A full plane flying into Alice Springs four times per week has no ability to “grow”. But increasing a percentage of market share between Sydney and Melbourne allows for the potential perpetual growth shareholders and boards so desire.
Since Tiger Airways stopped flights to Alice Springs, accommodation occupancy rates have plummeted. After being in business for over 10 years, backpacker hostel Annie’s Place closed after battling to fill their rooms. Part-owner Janice Knappstein highlighted Tiger’s decision as a huge factor.
“We went down to about 25-30% occupancy rate,” Knappstein told ABC Local Radio.
General Manager of Tourism Central Australia Jaclyn Thorne said similar problems were occurring across Alice Springs.
“Everybody is having a challenging season, they’re around the 40%, 50% occupancy at the moment and that’s been in the last month or so but certainly before then they were having some good occupancy rates up to 80%, 90%,” said Thorne to the ABC.
But it is not just Tiger Airways’ departure that is creating problems for Alice Springs’ tourism industry. Decisions made by Qantas and its low-cost subsidiary Jetstar are also having an impact.
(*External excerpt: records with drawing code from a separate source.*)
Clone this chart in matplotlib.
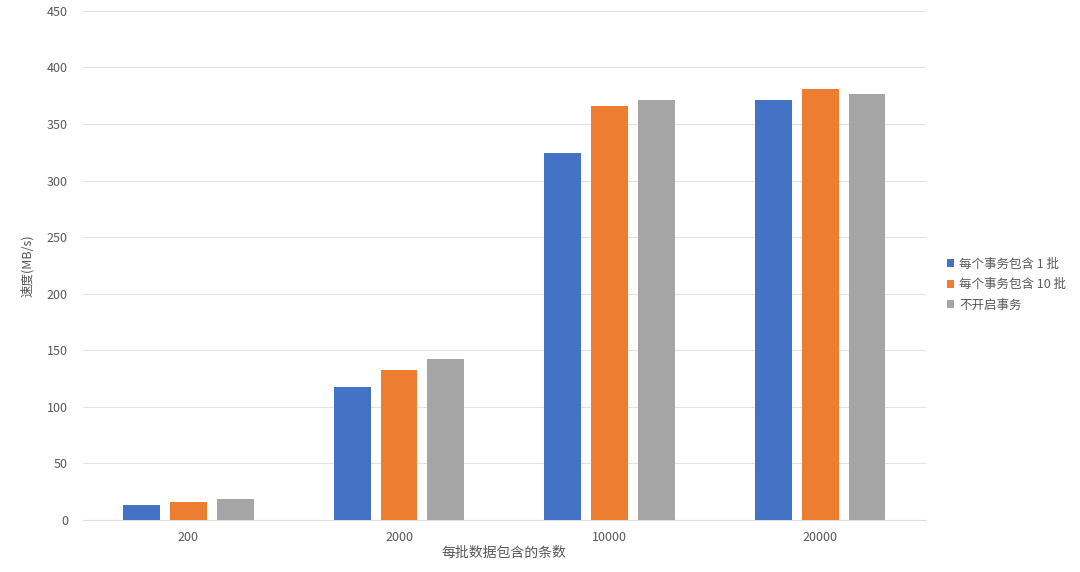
import matplotlib
matplotlib.use('Agg')
import matplotlib.pyplot as plt
import numpy as np

plt.rcParams['font.family'] = ['Noto Sans CJK SC', 'DejaVu Sans']

categories = ['200', '2000', '10000', '20000']
series_names = ['每个事务包含 1 批', '每个事务包含 10 批', '不开启事务']
tx_1 = [13.3, 117.5, 324.5, 371]
tx_10 = [16, 132.5, 366, 381]
no_tx = [18.5, 142, 371, 376.5]
colors = ['#4472C4', '#ED7D31', '#A5A5A5']

fig = plt.figure(figsize=(10.8, 5.72), dpi=100)
ax = fig.add_axes([0.077, 0.091, 0.78, 0.89])

x = np.arange(len(categories))
width = 0.175
step = 0.222
for i, (vals, name) in enumerate(zip([tx_1, tx_10, no_tx], series_names)):
    ax.bar(x + (i - 1) * step, vals, width, color=colors[i], label=name, zorder=3)

ax.set_xlim(-0.5, len(categories) - 0.5)
ax.set_ylim(0, 450)
ax.set_yticks(np.arange(0, 451, 50))
ax.set_xticks(x)
ax.set_xticklabels(categories)
ax.grid(axis='y', color='#e3e3e3', linewidth=0.8, zorder=0)
for s in ['top', 'right', 'left']:
    ax.spines[s].set_visible(False)
ax.spines['bottom'].set_color('#e0e0e0')
ax.tick_params(axis='both', length=0, colors='#595959', labelsize=9, pad=8)
ax.tick_params(axis='y', pad=11)

ax.set_ylabel('速度(MB/s)', fontsize=9, color='#595959', labelpad=9)
ax.set_xlabel('每批数据包含的条数', fontsize=10, color='#595959', labelpad=1)

leg = ax.legend(loc='center left', bbox_to_anchor=(1.012, 0.462), frameon=False,
                fontsize=9, handlelength=0.6, handleheight=0.6, handletextpad=0.4,
                labelspacing=0.6, labelcolor='#595959')

fig.savefig('out.png', dpi=100)
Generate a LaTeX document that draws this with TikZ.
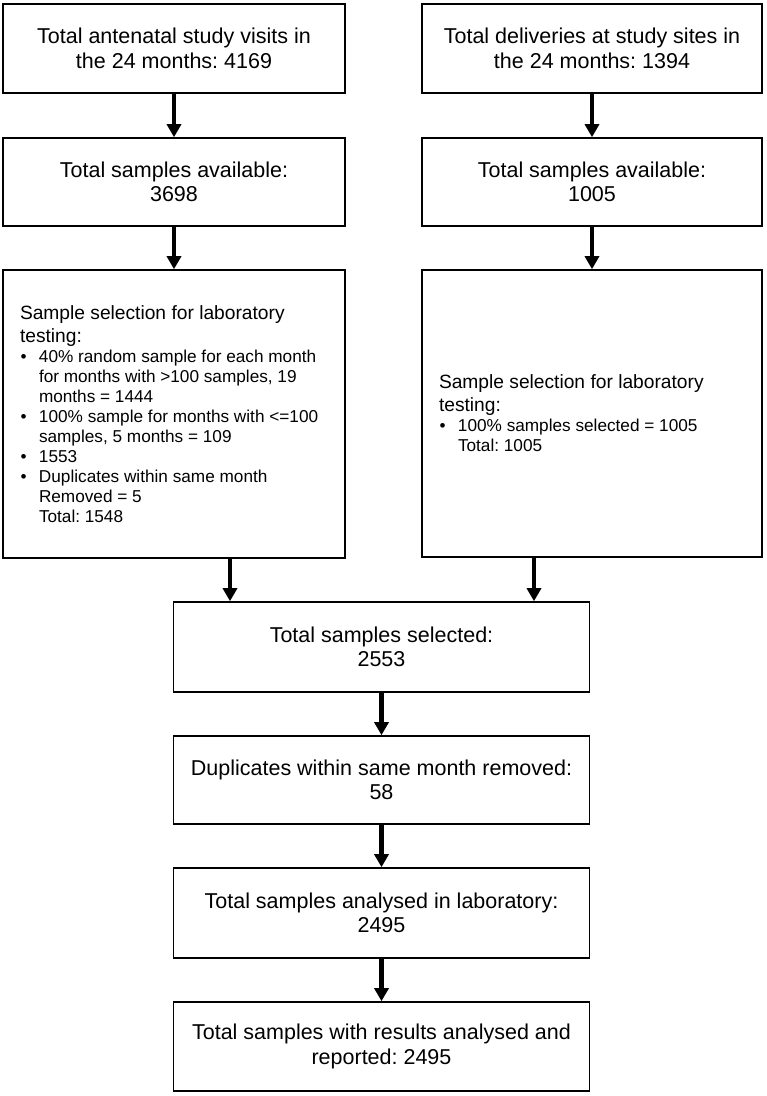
\documentclass[tikz,border=0pt]{standalone}
\usepackage{fontspec}
\setmainfont{Liberation Sans}
\usetikzlibrary{arrows.meta}
\newcommand{\mybul}[1]{\par\noindent\hangindent=19pt\hangafter=1\makebox[19pt][l]{\hspace{0.5pt}\textbullet}#1}
\newcommand{\headfont}{\fontsize{19.2}{23}\selectfont\spaceskip=0pt\xspaceskip=0pt\frenchspacing }
\newcommand{\listfont}{\fontsize{17.2}{20}\selectfont\spaceskip=0pt\xspaceskip=0pt\frenchspacing }
\begin{document}
\frenchspacing
\begin{tikzpicture}[x=1pt,y=-1pt,
  box/.style={draw, line width=1.6pt, rectangle, inner sep=0pt, align=center,
    font=\fontsize{21.5}{24.5}\selectfont\frenchspacing},
  listbox/.style={draw, line width=1.6pt, rectangle, inner xsep=17pt, inner ysep=0pt,
    align=left, text width=#1},
  arr/.style={line width=4.5pt, -{Triangle[width=14pt,length=13pt]}}]
\useasboundingbox (0,0) rectangle (767,1096);

\node[box, minimum width=342pt, minimum height=89pt] (a1) at (174,48.5)
  {Total antenatal study visits in\\the 24 months: 4169};
\node[box, minimum width=340pt, minimum height=89pt] (b1) at (592,48.5)
  {Total deliveries at study sites in\\the 24 months: 1394};
\node[box, minimum width=342pt, minimum height=88pt] (a2) at (174,182)
  {Total samples available:\\3698};
\node[box, minimum width=340pt, minimum height=88pt] (b2) at (592,182)
  {Total samples available:\\1005};

\node[listbox=308pt, minimum width=342pt, minimum height=288pt] (a3) at (174,414)
  {\headfont Sample selection for laboratory\newline testing:\par
   \listfont
   \mybul{40\% random sample for each month\newline for months with >100 samples, 19\newline months = 1444}
   \mybul{100\% sample for months with <=100\newline samples, 5 months = 109}
   \mybul{1553}
   \mybul{Duplicates within same month\newline Removed = 5\newline Total: 1548}\par};
\node[listbox=306pt, minimum width=340pt, minimum height=287pt] (b3) at (592,413.5)
  {\headfont Sample selection for laboratory\newline testing:\par
   \listfont
   \mybul{100\% samples selected = 1005\newline Total: 1005}\par};

\node[box, minimum width=416pt, minimum height=90pt] (c1) at (381.5,647)
  {Total samples selected:\\2553};
\node[box, minimum width=416pt, minimum height=88pt] (c2) at (381.5,780)
  {Duplicates within same month removed:\\58};
\node[box, minimum width=416pt, minimum height=90pt] (c3) at (381.5,913)
  {Total samples analysed in laboratory:\\2495};
\node[box, minimum width=416pt, minimum height=89pt] (c4) at (381.5,1046.5)
  {Total samples with results analysed and\\reported: 2495};

\coordinate (xl) at (230,0);
\coordinate (xr) at (534,0);

\draw[arr] (a1.south) -- (a2.north);
\draw[arr] (b1.south) -- (b2.north);
\draw[arr] (a2.south) -- (a3.north);
\draw[arr] (b2.south) -- (b3.north);
\draw[arr] (a3.south -| xl) -- (c1.north -| xl);
\draw[arr] (b3.south -| xr) -- (c1.north -| xr);
\draw[arr] (c1.south) -- (c2.north);
\draw[arr] (c2.south) -- (c3.north);
\draw[arr] (c3.south) -- (c4.north);
\end{tikzpicture}
\end{document}
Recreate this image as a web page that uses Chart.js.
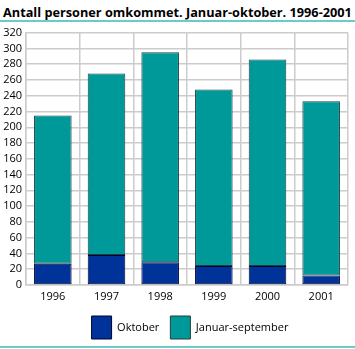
<!DOCTYPE html>
<html>
<head>
<meta charset="utf-8">
<script src="https://cdn.jsdelivr.net/npm/chart.js@4"></script>
<style>
  body { margin: 0; background: #fff; width: 355px; height: 349px; overflow: hidden; }
  #title {
    position: absolute; left: 3px; top: 3px;
    font: bold 12px "Open Sans", sans-serif; color: #000; white-space: nowrap;
  }
  .rule { position: absolute; left: 0; width: 355px; height: 2px; background: #66cccc; }
  #chartBox { position: absolute; left: 0; top: 22px; width: 355px; height: 327px; }
</style>
</head>
<body>
<div id="title">Antall personer omkommet. Januar-oktober. 1996-2001</div>
<div class="rule" style="top:20px"></div>
<div id="chartBox"><canvas id="chart" width="355" height="327"></canvas></div>
<div class="rule" style="top:346px"></div>
<script>
// years on the x axis
const years = ['1996', '1997', '1998', '1999', '2000', '2001'];

// persons killed in October
const oktober = [27, 38, 29, 24, 24, 12];

// persons killed January-September
const januarSeptember = [188, 230, 266, 224, 262, 221];

const yMax = 320;
const yStep = 20;

// stretch the heading to run across the full width
const title = document.getElementById('title');
const titleWidth = 349;
title.style.fontSize = (12 * titleWidth / title.getBoundingClientRect().width) + 'px';

const tickFont = { family: 'Open Sans', size: 11 };

// centre the legend under the plot area instead of the whole canvas
const legendUnderPlot = {
    id: 'legendUnderPlot',
    afterLayout(chart) {
        const legend = chart.legend;
        legend.left = chart.chartArea.left;
        legend.right = chart.chartArea.right + 6;
        legend.width = legend.right - legend.left;
    }
};

const ctx = document.getElementById('chart');

const chart = new Chart(ctx, {
    type: 'bar',
    data: {
        labels: years,
        datasets: [
            {
                label: 'Oktober',
                data: oktober,
                backgroundColor: '#003399',
                borderColor: '#000033',
                borderWidth: 1,
                borderSkipped: false,
                barPercentage: 0.7,
                categoryPercentage: 1
            },
            {
                label: 'Januar-september',
                data: januarSeptember,
                backgroundColor: '#009999',
                borderColor: '#1f3f3f',
                borderWidth: 1,
                borderSkipped: false,
                barPercentage: 0.7,
                categoryPercentage: 1
            }
        ]
    },
    options: {
        responsive: false,
        animation: false,
        layout: { padding: { top: 10, right: 7, left: 0, bottom: 0 } },
        plugins: {
            tooltip: { enabled: false },
            legend: {
                position: 'bottom',
                labels: {
                    boxWidth: 20,
                    boxHeight: 23,
                    padding: 11,
                    color: '#000',
                    font: { family: 'Open Sans', size: 11 }
                }
            }
        },
        scales: {
            x: {
                stacked: true,
                grid: { color: '#cccccc', lineWidth: 1.5, offset: true, drawTicks: false },
                border: { color: '#cccccc', width: 1.5 },
                ticks: { color: '#000', font: tickFont, padding: 5 },
                afterFit: (scale) => { scale.height = 20; }
            },
            y: {
                stacked: true,
                min: 0,
                max: yMax,
                grid: { color: '#cccccc', lineWidth: 1.5, drawTicks: false },
                border: { color: '#cccccc', width: 1.5 },
                ticks: { stepSize: yStep, autoSkip: false, color: '#000', font: tickFont, padding: 4 },
                afterFit: (scale) => { scale.width = 26; }
            }
        }
    },
    plugins: [legendUnderPlot]
});
</script>
</body>
</html>
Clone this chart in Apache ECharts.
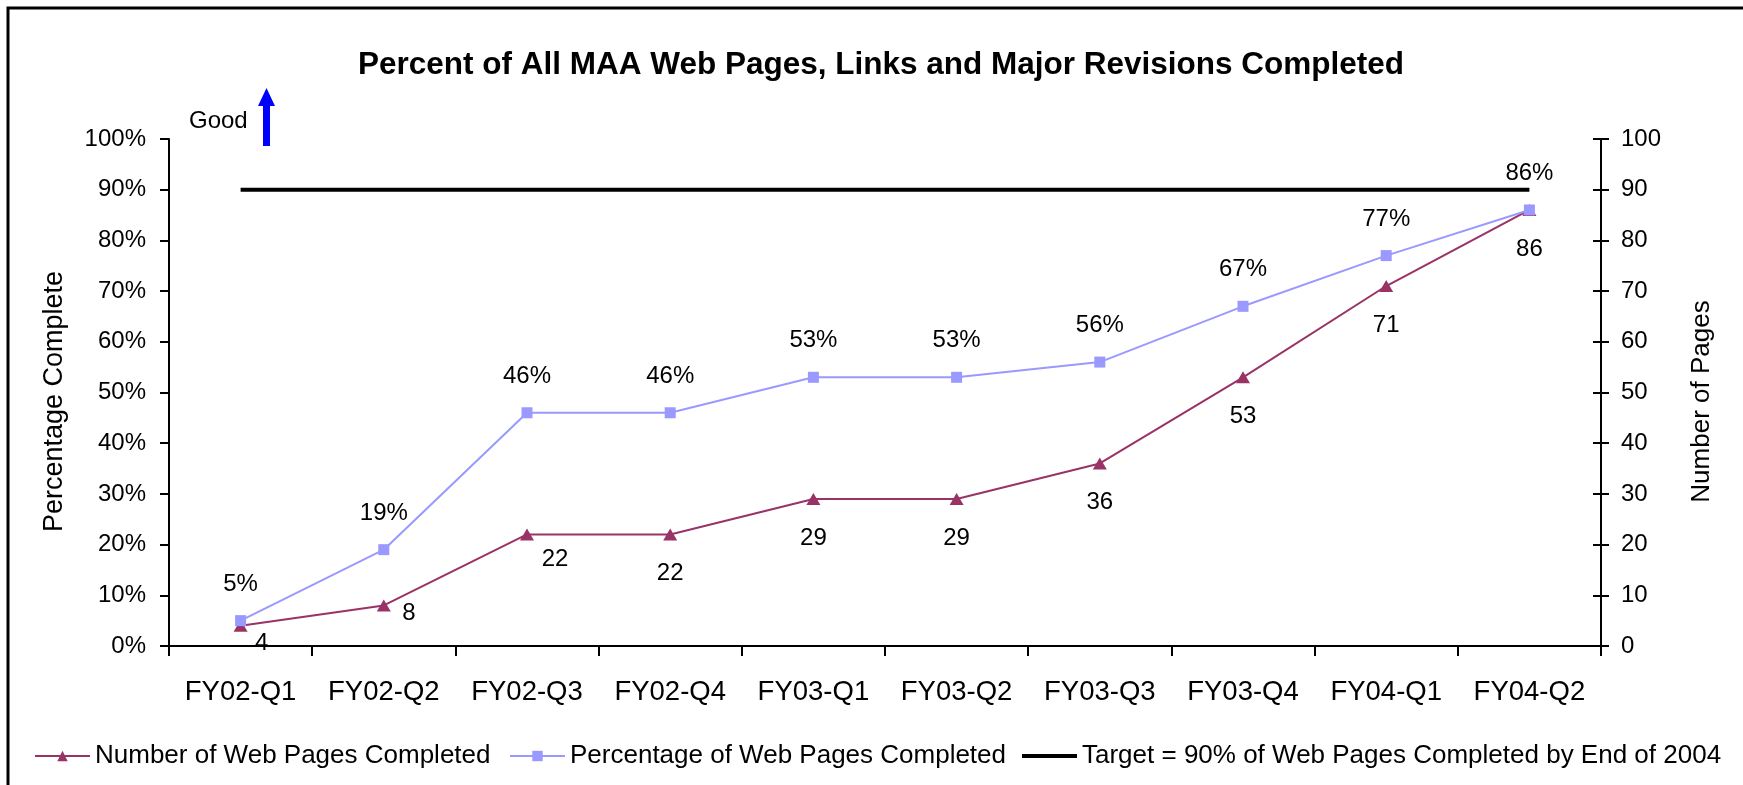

Qantas now has a monopoly on flights to Alice Springs from all major Australian cities. With no competition there is little price pressure. Rather than let Jetstar create competition on the Alice Springs route, Qantas allowed their subsidiary to serve Uluru with its low-cost flights in direct competition with rival Virgin Australia.
From June 29, Jetstar began flights direct from Melbourne to Uluru return four times each week. They also increased the number of flights from Sydney to Uluru return to four times each week. Less then one month later, Tiger ceased their four weekly return flights from each city to Alice Springs.
Although Uluru and Alice Springs are 468km apart, the decision by Jetstar immediately had an impact on tourists flying with Tiger to Alice Springs. But it had little impact on the Qantas services to Alice Springs, and ultimately strengthened Qantas’ monopoly.
Uluru was recently announced as the most expensive place to stay in Australia. In a survey of hotels worldwide, it was also announced as one of the most expensive places to stay in the world. The resort at nearby Yulara has a monopoly on all layers of accommodation, from camping through to luxurious. The resort is owned by the Indigenous Land Corporation and managed by Voyages Hotels & Resorts.
The remoteness of the resort make it an expensive operation to run. Voyages must, of course, charge accordingly. The Indigenous Land Corporation have little incentive to risk degrading the World Heritage Listed region by opening up more land for development. Thus, the monopoly and resultant expense are likely to remain.
In the same survey, Alice Springs was named the cheapest place for hotel accommodation in the country. Alice Springs is as remote from Australia’s major cities as Uluru. With numerous types of accommodation to choose from, there is no hotel monopoly in Alice Springs.
There is a great deal more to Central Australia than one giant sandstone monolith. While Kata-Tjuta is near to Uluru, to travel solely to these incredible sights significantly diminishes the Centralian experience. Further, these icons of the Red Centre can only remain affordable for tourists when serviced by a vibrant Alice Springs and Central Australian community. By flying in and out of Uluru and not exploring beyond its environs, tourists contribute to a decline in other Centralian locales. In turn, this impacts on the future affordability and availability of Uluru.
But, for their part, airlines “servicing” the region need to look beyond their petty competitions. Qantas, Virgin, Jetstar and Tiger need to temper their knee-jerk reactions to each other’s short-term decisions. There must be a greater understanding that the viability of flying to Central Australia depends on a multitude of inter-related factors. An airline’s business does not operate in isolation. Nobody will fly the routes at all if it becomes too expensive to stay in a hotel when there. A renewed focus on providing a service to the community is vital for tourists, residents, and businesses alike.